Когда-то, когда пульсирующему кулаку в моей груди наскучит подавать предупреждающие сигналы, я и в самом деле умру, не дождавшись Наташи и не определившись с моим постоянно пополняющимся суицидальным списком.
Но пока я жив, хотя не нахожу себе места на липнущей к телу простыне. Закрыв глаза, я начинаю мысленный отсчет, но вместо забытия нахожу еще большее раздражение. Веки дрожат, во рту я чувствую сухость и смрад, а в голове моей правит Олег Табаков.
— Карасинкарасинкарасин, — хмурится он и трет висок.
Я терпеливо жду, когда ему наскучит паясничать, но вместо этого он устраивает мне настоящий экзамен. Сквозь сотканное из ночи и полусна видение мой мозг снова и снова задает Табакову вопросы. Я не слышу их, но чувствую интонацию: в нашем воображаемом диалоге я вежлив и осмотрителен, но при этом общителен и настойчив. Я чувствую, что вопросы повторяются через определенное время и не нахожу себе места, мечусь на простыне, безуспешно вырываясь из плена наваждения.
Это все нервы.
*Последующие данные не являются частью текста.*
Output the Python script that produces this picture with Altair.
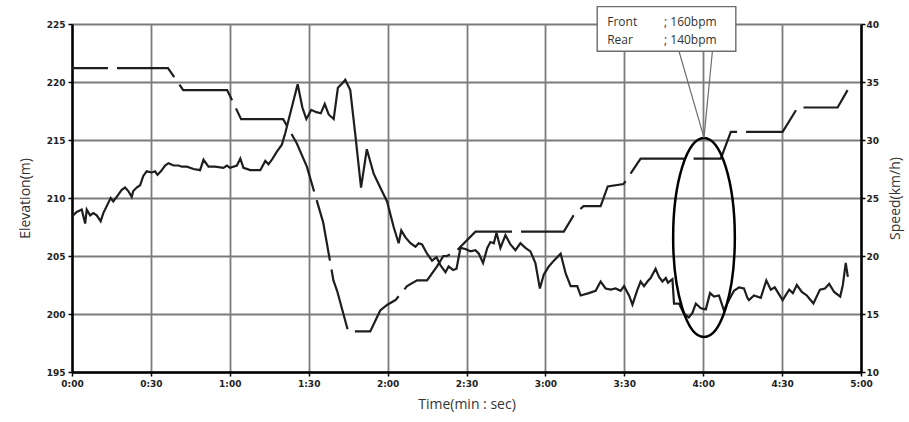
import altair as alt
import pandas as pd

# ---- data ----
# Elevation (dashed line), time in seconds, metres
elev_t = [0, 36.5, 42.3, 59, 64.3, 80.3, 85.5, 89.3, 95.5, 99.4, 100.8, 105, 113.4, 117.2, 119.9,
          123, 127.4, 131.2, 135, 138.8, 141.2, 142.6, 146.4, 153.4, 187, 190.7, 194.5, 201,
          203.7, 209.7, 216.2, 246.7, 250.5, 270.2, 275.9, 291.1, 294.9]
elev_m = [221.2, 221.2, 219.3, 219.3, 216.8, 216.8, 214.7, 212.7, 207.9, 202.9, 202.0, 198.5, 198.5,
          200.3, 200.8, 201.2, 202.4, 202.9, 202.9, 204.1, 205.0, 205.0, 205.5, 207.1, 207.1,
          208.5, 209.3, 209.3, 211.0, 211.2, 213.4, 213.4, 215.7, 215.7, 217.8, 217.8, 219.3]

# Speed (solid line), time in seconds, km/h
spd_t = [0, 1.8, 3.7, 5.0, 5.6, 6.9, 8.1, 9.4, 10.9, 11.9,
         13.2, 14.7, 15.7, 17.0, 18.9, 20.2, 21.4, 22.7, 23.3, 24.6,
         25.9, 27.1, 28.4, 30.3, 31.6, 32.5, 33.8, 35.4, 36.7, 38.6,
         40.5, 41.8, 43.7, 46.2, 48.7, 50.0, 51.9, 54.4, 57.6, 58.9,
         60.1, 62.7, 64.0, 65.2, 67.8, 71.6, 73.5, 74.7, 76.0, 77.9,
         79.8, 81.1, 83.0, 85.8, 87.6, 89.1, 91.0, 92.9, 94.6, 96.1,
         97.6, 99.5, 101.1, 102.8, 103.9, 105.8, 107.7, 109.9, 112.1, 114.7,
         117.2, 119.8, 122.3, 124.2, 125.2, 126.8, 128.7, 130.6, 131.8, 133.1,
         135.0, 136.9, 138.6, 140.1, 142.0, 143.2, 144.9, 146.2, 147.7, 149.6,
         151.5, 153.4, 154.7, 156.3, 157.9, 159.1, 160.4, 161.4, 162.9, 164.8,
         166.7, 168.6, 170.5, 172.4, 174.3, 176.2, 177.9, 179.4, 181.3, 183.2,
         185.8, 187.7, 189.6, 192.1, 193.4, 196.5, 199.1, 201.0, 202.9, 204.8,
         206.7, 208.6, 209.9, 211.8, 213.1, 215.0, 216.2, 217.5, 218.8, 220.0,
         221.9, 223.2, 224.5, 225.8, 226.6, 228.3, 228.9, 230.8, 232.5, 234.5,
         235.9, 237.2, 239.1, 241.0, 242.6, 244.1, 246.0, 247.9, 249.8, 251.7,
         253.6, 255.5, 256.8, 257.4, 259.3, 261.9, 264.0, 265.7, 267.2, 270.2,
         272.7, 274.1, 275.6, 277.5, 279.4, 281.9, 284.4, 286.3, 287.9, 289.8,
         292.1, 293.1, 294.2, 295.0]
spd_v = [23.4, 23.8, 24.0, 22.8, 24.0, 23.5, 23.7, 23.5, 23.0, 23.7,
         24.3, 25.0, 24.7, 25.1, 25.7, 25.9, 25.6, 25.1, 25.6, 25.9,
         26.1, 26.9, 27.3, 27.2, 27.3, 27.0, 27.3, 27.8, 28.0, 27.8,
         27.8, 27.7, 27.7, 27.5, 27.4, 28.3, 27.7, 27.7, 27.6, 27.8,
         27.6, 27.8, 28.4, 27.6, 27.4, 27.4, 28.2, 27.9, 28.3, 29.0,
         29.6, 30.6, 32.3, 34.8, 32.8, 31.8, 32.6, 32.4, 32.3, 33.1,
         32.2, 31.8, 34.5, 34.9, 35.2, 34.3, 30.5, 25.9, 29.2, 27.1,
         25.9, 24.7, 22.5, 21.1, 22.2, 21.6, 21.1, 20.8, 21.1, 21.0,
         20.2, 19.6, 19.9, 19.2, 18.6, 19.1, 18.8, 18.9, 20.7, 20.6,
         20.4, 20.5, 20.2, 19.4, 20.7, 21.2, 21.1, 22.0, 20.7, 21.8,
         21.0, 20.5, 21.1, 20.7, 20.4, 19.4, 17.2, 18.4, 19.1, 19.6,
         20.2, 18.5, 17.4, 17.4, 16.6, 16.8, 17.0, 17.8, 17.2, 17.1,
         17.2, 17.0, 17.4, 16.6, 15.8, 17.1, 17.8, 17.4, 17.8, 18.1,
         18.9, 18.2, 17.8, 18.1, 17.7, 18.0, 15.9, 15.9, 15.1, 14.7,
         15.1, 15.9, 15.5, 15.4, 16.8, 16.5, 16.6, 15.3, 16.2, 17.0,
         17.3, 17.2, 16.4, 16.2, 16.6, 16.4, 17.9, 17.1, 17.3, 16.2,
         17.1, 16.8, 17.5, 16.9, 16.6, 15.9, 17.1, 17.2, 17.6, 16.9,
         16.5, 17.5, 19.4, 18.2]

x_ticks = [0, 30, 60, 90, 120, 150, 180, 210, 240, 270, 300]
elev_ticks = [195, 200, 205, 210, 215, 220, 225]
speed_ticks = [10, 15, 20, 25, 30, 35, 40]

callout_label = ["Front", "Rear"]
callout_value = ["; 160bpm", "; 140bpm"]

# ---- tables ----
elev_df = pd.DataFrame({"t": elev_t, "elev": elev_m})
spd_df = pd.DataFrame({"t": spd_t, "speed": spd_v})

# annotation placement (data coordinates: seconds, metres)
mark_t = 240.3          # the 4:00 highlight
ell_df = pd.DataFrame({"t": [mark_t], "elev": [206.6]})
box_df = pd.DataFrame({"t1": [199.7], "t2": [252.4], "e1": [222.65], "e2": [226.5]})
ptr_df = pd.DataFrame({"t1": [230.8, 243.5], "e1": [222.65, 222.65],
                       "t2": [mark_t, mark_t], "e2": [215.2, 215.2]})
txt_df = pd.DataFrame({
    "t": [203.5, 203.5, 225.1, 225.1],
    "elev": [225.13, 223.66, 225.13, 223.66],
    "txt": callout_label + callout_value,
})

GRID = "#7c7c7c"
INK = "#1e1e1e"
LABEL_FONT = "DejaVu Sans"
TITLE_FONT = "Open Sans"

x_axis = alt.Axis(
    values=x_ticks, title="Time(min : sec)",
    labelExpr="floor(datum.value/60) + ':' + (datum.value % 60 < 10 ? '0' : '') + (datum.value % 60)",
    grid=True, gridColor=GRID, gridWidth=1.8,
    domainColor="black", domainWidth=2.5, tickColor="black", tickWidth=1.5, tickSize=4,
    labelFont=LABEL_FONT, labelFontWeight="bold", labelFontSize=9, labelColor="#222",
    labelPadding=3, labelFlush=False,
    titleFont=TITLE_FONT, titleFontSize=14, titleFontWeight="normal", titleColor="#333",
    titlePadding=9,
)
x_scale = alt.Scale(domain=[0, 300], nice=False)

elev_scale = alt.Scale(domain=[195, 225], nice=False, zero=False)
elev_axis = alt.Axis(
    values=elev_ticks, title="Elevation(m)", orient="left",
    grid=True, gridColor=GRID, gridWidth=1.8,
    domainColor="black", domainWidth=2.5, tickColor="black", tickWidth=1.5, tickSize=4,
    labelFont=LABEL_FONT, labelFontWeight="bold", labelFontSize=9, labelColor="#222",
    labelPadding=3,
    titleFont=TITLE_FONT, titleFontSize=14, titleFontWeight="normal", titleColor="#333",
    titlePadding=14,
)
speed_scale = alt.Scale(domain=[10, 40], nice=False, zero=False)
speed_axis = alt.Axis(
    values=speed_ticks, title="Speed(km/h)", orient="right",
    grid=False,
    domainColor="black", domainWidth=2.5, tickColor="black", tickWidth=1.5, tickSize=4,
    labelFont=LABEL_FONT, labelFontWeight="bold", labelFontSize=9, labelColor="#222",
    labelPadding=1,
    titleFont=TITLE_FONT, titleFontSize=14, titleFontWeight="normal", titleColor="#333",
    titleAngle=270, titleBaseline="bottom", titlePadding=24,
)

X = alt.X("t:Q", scale=x_scale, axis=x_axis)

elev_line = alt.Chart(elev_df).mark_line(
    color=INK, strokeWidth=2.2, strokeDash=[62, 9], strokeDashOffset=26
).encode(x=X, y=alt.Y("elev:Q", scale=elev_scale, axis=elev_axis))

speed_line = alt.Chart(spd_df).mark_line(color=INK, strokeWidth=2.2).encode(
    x=X, y=alt.Y("speed:Q", scale=speed_scale, axis=speed_axis)
)

k = 0.5523
a = 0.31
ell_path = (f"M 0 -1 C {k*a:.4f} -1 {a} -{k} {a} 0 C {a} {k} {k*a:.4f} 1 0 1 "
            f"C -{k*a:.4f} 1 -{a} {k} -{a} 0 C -{a} -{k} -{k*a:.4f} -1 0 -1 Z")
ellipse = alt.Chart(ell_df).mark_point(
    shape=ell_path, size=199 * 199, filled=False, stroke="black", strokeWidth=2.5, opacity=1
).encode(x=X, y=alt.Y("elev:Q", scale=elev_scale, axis=None))

pointers = alt.Chart(ptr_df).mark_rule(color="#6e6e6e", strokeWidth=1.2).encode(
    x=alt.X("t1:Q", scale=x_scale, axis=x_axis), x2="t2:Q",
    y=alt.Y("e1:Q", scale=elev_scale, axis=None), y2="e2:Q",
)

box = alt.Chart(box_df).mark_rect(fill="white", stroke="#6e6e6e", strokeWidth=1.4).encode(
    x=alt.X("t1:Q", scale=x_scale, axis=x_axis), x2="t2:Q",
    y=alt.Y("e1:Q", scale=elev_scale, axis=None), y2="e2:Q",
)

texts = alt.Chart(txt_df).mark_text(
    align="left", baseline="middle", font=TITLE_FONT, fontSize=12, color="#333"
).encode(
    x=X, y=alt.Y("elev:Q", scale=elev_scale, axis=None), text="txt:N"
)

chart = alt.layer(
    elev_line, speed_line, ellipse, pointers, box, texts
).resolve_scale(y="independent").properties(
    width=789, height=348,
    autosize=alt.AutoSizeParams(type="none"),
    padding={"left": 72, "top": 24, "right": 48, "bottom": 50},
    background="white",
).configure_view(stroke=None)

chart.save("out.html", embed_options={"renderer": "svg", "actions": False})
Накануне я совершенно извелся, не решаясь позвонить Табакову и насквозь вспотел, пока слушал в трубке длинные гудки. Теперь мой мозг устраивает принудительную репетицию предстоящей встречи, и чувствую я себя не лучше, чем на допросе с пристрастием.
Я все же вырываюсь из объятий своего частично контролируемого кошмара. Сажусь на кровать и жду, пока глаза привыкнут к полумраку. Добираюсь — как именно, не помню — в ванную и подставляю голову под струю, но вода, даже из холодного крана, в эти дни не решается спорить с погодой. Я, наверное, мог бы наполнить ею чашку с заваркой, если бы вздумал выпить едва теплый чай. Потом я все-таки отрубаюсь, но настоящий, глубокий сон становится для меня еще большим кошмаром, может, оттого, что я его запомнил в деталях.